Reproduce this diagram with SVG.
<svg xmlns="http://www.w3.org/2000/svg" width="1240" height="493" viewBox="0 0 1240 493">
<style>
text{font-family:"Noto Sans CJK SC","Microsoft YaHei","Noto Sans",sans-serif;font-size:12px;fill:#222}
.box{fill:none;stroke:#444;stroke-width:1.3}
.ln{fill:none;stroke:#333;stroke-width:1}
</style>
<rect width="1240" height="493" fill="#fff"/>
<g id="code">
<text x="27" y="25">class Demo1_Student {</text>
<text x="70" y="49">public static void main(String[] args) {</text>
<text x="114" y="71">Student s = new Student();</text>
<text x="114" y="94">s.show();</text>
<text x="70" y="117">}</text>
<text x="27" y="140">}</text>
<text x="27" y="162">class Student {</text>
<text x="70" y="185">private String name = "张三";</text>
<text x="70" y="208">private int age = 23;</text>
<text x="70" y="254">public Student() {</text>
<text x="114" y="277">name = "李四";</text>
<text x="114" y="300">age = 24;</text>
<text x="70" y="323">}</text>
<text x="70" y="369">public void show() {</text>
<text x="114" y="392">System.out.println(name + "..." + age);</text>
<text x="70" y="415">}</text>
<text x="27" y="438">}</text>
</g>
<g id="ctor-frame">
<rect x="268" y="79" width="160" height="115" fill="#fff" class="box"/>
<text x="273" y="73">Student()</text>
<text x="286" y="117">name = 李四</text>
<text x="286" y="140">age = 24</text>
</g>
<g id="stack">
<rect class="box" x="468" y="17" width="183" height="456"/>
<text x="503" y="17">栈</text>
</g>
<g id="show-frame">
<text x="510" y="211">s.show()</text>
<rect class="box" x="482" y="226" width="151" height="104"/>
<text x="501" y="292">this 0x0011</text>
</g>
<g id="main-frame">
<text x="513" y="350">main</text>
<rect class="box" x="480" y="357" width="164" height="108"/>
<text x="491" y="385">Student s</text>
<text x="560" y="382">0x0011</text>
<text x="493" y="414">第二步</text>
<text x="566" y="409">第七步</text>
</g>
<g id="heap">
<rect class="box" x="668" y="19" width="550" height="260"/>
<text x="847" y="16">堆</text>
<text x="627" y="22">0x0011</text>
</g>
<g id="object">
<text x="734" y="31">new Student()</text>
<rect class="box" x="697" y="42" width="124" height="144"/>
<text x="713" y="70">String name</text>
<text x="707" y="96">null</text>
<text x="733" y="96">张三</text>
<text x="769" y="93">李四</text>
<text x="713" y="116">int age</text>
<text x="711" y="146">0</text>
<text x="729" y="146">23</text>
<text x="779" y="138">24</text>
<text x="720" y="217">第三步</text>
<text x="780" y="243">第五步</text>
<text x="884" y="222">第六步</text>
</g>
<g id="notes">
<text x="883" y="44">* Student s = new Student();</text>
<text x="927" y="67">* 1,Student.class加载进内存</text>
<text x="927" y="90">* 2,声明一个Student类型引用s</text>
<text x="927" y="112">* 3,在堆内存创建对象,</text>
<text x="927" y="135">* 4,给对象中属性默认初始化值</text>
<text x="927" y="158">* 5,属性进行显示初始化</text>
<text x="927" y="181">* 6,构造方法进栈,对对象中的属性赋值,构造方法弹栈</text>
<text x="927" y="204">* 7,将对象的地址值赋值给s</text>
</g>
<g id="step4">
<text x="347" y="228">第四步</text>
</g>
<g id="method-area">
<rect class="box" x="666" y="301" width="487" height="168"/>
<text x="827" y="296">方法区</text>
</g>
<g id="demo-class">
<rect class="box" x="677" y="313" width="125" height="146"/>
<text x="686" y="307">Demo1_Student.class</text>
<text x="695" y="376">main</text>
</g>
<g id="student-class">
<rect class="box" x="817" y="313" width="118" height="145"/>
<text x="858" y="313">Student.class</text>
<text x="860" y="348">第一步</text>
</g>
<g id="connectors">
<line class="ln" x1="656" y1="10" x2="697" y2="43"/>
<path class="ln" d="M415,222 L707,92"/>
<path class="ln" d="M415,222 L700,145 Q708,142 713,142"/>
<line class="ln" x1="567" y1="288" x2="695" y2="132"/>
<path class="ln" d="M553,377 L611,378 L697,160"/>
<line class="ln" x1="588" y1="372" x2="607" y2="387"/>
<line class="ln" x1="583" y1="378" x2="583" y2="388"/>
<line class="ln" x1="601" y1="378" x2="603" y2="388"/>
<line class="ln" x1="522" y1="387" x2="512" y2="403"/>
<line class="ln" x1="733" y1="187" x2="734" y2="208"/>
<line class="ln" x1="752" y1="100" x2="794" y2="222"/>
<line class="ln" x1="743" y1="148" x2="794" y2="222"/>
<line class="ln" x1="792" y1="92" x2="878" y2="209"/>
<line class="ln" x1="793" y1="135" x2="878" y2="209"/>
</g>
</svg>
--*--
§ Exercise goal
Output the full listing without altering anything.

§ Correct result
Reproduce this diagram with SVG.
<svg xmlns="http://www.w3.org/2000/svg" width="1240" height="493" viewBox="0 0 1240 493">
<style>
text{font-family:"Noto Sans CJK SC","Microsoft YaHei","Noto Sans",sans-serif;font-size:12px;fill:#222}
.box{fill:none;stroke:#444;stroke-width:1.3}
.ln{fill:none;stroke:#333;stroke-width:1}
</style>
<rect width="1240" height="493" fill="#fff"/>
<g id="code">
<text x="27" y="25">class Demo1_Student {</text>
<text x="70" y="49">public static void main(String[] args) {</text>
<text x="114" y="71">Student s = new Student();</text>
<text x="114" y="94">s.show();</text>
<text x="70" y="117">}</text>
<text x="27" y="140">}</text>
<text x="27" y="162">class Student {</text>
<text x="70" y="185">private String name = "张三";</text>
<text x="70" y="208">private int age = 23;</text>
<text x="70" y="254">public Student() {</text>
<text x="114" y="277">name = "李四";</text>
<text x="114" y="300">age = 24;</text>
<text x="70" y="323">}</text>
<text x="70" y="369">public void show() {</text>
<text x="114" y="392">System.out.println(name + "..." + age);</text>
<text x="70" y="415">}</text>
<text x="27" y="438">}</text>
</g>
<g id="ctor-frame">
<rect x="268" y="79" width="160" height="115" fill="#fff" class="box"/>
<text x="273" y="73">Student()</text>
<text x="286" y="117">name = 李四</text>
<text x="286" y="140">age = 24</text>
</g>
<g id="stack">
<rect class="box" x="468" y="17" width="183" height="456"/>
<text x="503" y="17">栈</text>
</g>
<g id="show-frame">
<text x="510" y="211">s.show()</text>
<rect class="box" x="482" y="226" width="151" height="104"/>
<text x="501" y="292">this 0x0011</text>
</g>
<g id="main-frame">
<text x="513" y="350">main</text>
<rect class="box" x="480" y="357" width="164" height="108"/>
<text x="491" y="385">Student s</text>
<text x="560" y="382">0x0011</text>
<text x="493" y="414">第二步</text>
<text x="566" y="409">第七步</text>
</g>
<g id="heap">
<rect class="box" x="668" y="19" width="550" height="260"/>
<text x="847" y="16">堆</text>
<text x="627" y="22">0x0011</text>
</g>
<g id="object">
<text x="734" y="31">new Student()</text>
<rect class="box" x="697" y="42" width="124" height="144"/>
<text x="713" y="70">String name</text>
<text x="707" y="96">null</text>
<text x="733" y="96">张三</text>
<text x="769" y="93">李四</text>
<text x="713" y="116">int age</text>
<text x="711" y="146">0</text>
<text x="729" y="146">23</text>
<text x="779" y="138">24</text>
<text x="720" y="217">第三步</text>
<text x="780" y="243">第五步</text>
<text x="884" y="222">第六步</text>
</g>
<g id="notes">
<text x="883" y="44">* Student s = new Student();</text>
<text x="927" y="67">* 1,Student.class加载进内存</text>
<text x="927" y="90">* 2,声明一个Student类型引用s</text>
<text x="927" y="112">* 3,在堆内存创建对象,</text>
<text x="927" y="135">* 4,给对象中属性默认初始化值</text>
<text x="927" y="158">* 5,属性进行显示初始化</text>
<text x="927" y="181">* 6,构造方法进栈,对对象中的属性赋值,构造方法弹栈</text>
<text x="927" y="204">* 7,将对象的地址值赋值给s</text>
</g>
<g id="step4">
<text x="347" y="228">第四步</text>
</g>
<g id="method-area">
<rect class="box" x="666" y="301" width="487" height="168"/>
<text x="827" y="296">方法区</text>
</g>
<g id="demo-class">
<rect class="box" x="677" y="313" width="125" height="146"/>
<text x="686" y="307">Demo1_Student.class</text>
<text x="695" y="376">main</text>
</g>
<g id="student-class">
<rect class="box" x="817" y="313" width="118" height="145"/>
<text x="858" y="313">Student.class</text>
<text x="860" y="348">第一步</text>
</g>
<g id="connectors">
<line class="ln" x1="656" y1="10" x2="697" y2="43"/>
<path class="ln" d="M415,222 L707,92"/>
<path class="ln" d="M415,222 L700,145 Q708,142 713,142"/>
<line class="ln" x1="567" y1="288" x2="695" y2="132"/>
<path class="ln" d="M553,377 L611,378 L697,160"/>
<line class="ln" x1="588" y1="372" x2="607" y2="387"/>
<line class="ln" x1="583" y1="378" x2="583" y2="388"/>
<line class="ln" x1="601" y1="378" x2="603" y2="388"/>
<line class="ln" x1="522" y1="387" x2="512" y2="403"/>
<line class="ln" x1="733" y1="187" x2="734" y2="208"/>
<line class="ln" x1="752" y1="100" x2="794" y2="222"/>
<line class="ln" x1="743" y1="148" x2="794" y2="222"/>
<line class="ln" x1="792" y1="92" x2="878" y2="209"/>
<line class="ln" x1="793" y1="135" x2="878" y2="209"/>
</g>
</svg>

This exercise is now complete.